Finance chief Lenihan meantime told reporters today that France and Germany have dropped demands that Ireland raise its ultra-low corporation tax, saying that "We are a sovereign state".
Dollar-Gold's daily correlation with the Euro currency – typically strong and positive since the Euro project began in 2000 – turned above zero for the first time in 6 sessions on Friday.
Over on the US Gold Futures and options market, latest data – released late Friday – showed a 5% fall in the total number of open contracts in the week-ending last Tuesday.
Total open interest remained historically high, however, recording its second-largest number ever.
Within the Gold Futures and options data, the "net long" position held by speculative, non-industry players fell by more than 8% to a three-month low equivalent to 895 tonnes of metal.
On the other side of the trade, the "net short" (of bullish minus bearish bets) held by commercial, gold-industry players also shrank to a 13-week low, falling by almost 12% from late September's near-record level.
"You have enormous open interest in the December gold, silver and palladium Comex and Nymex futures contracts," said the CPM consultancy group's Jeffrey Christian to South Africa's MineWeb on Friday last week.

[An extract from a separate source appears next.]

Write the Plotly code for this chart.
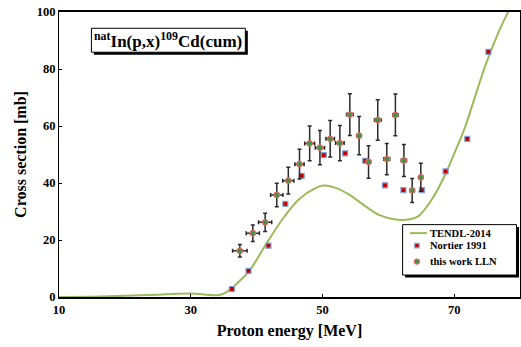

"[This] suggests that there could be a very volatile upward move in metal prices, followed by very volatile sell-off after they make new highs."
Further ahead, "We're seeing a cyclical peak in the fourth quarter of this year [or] first quarter of next year, and then Gold Prices will move sideways or somewhat lower," Christian believes.
"How low it goes will depend partly on how high it goes between now and then, but we won't be surprised to see the Gold Price fall back to $1200 or maybe even lower in the middle part of 2011, and then start to rise again."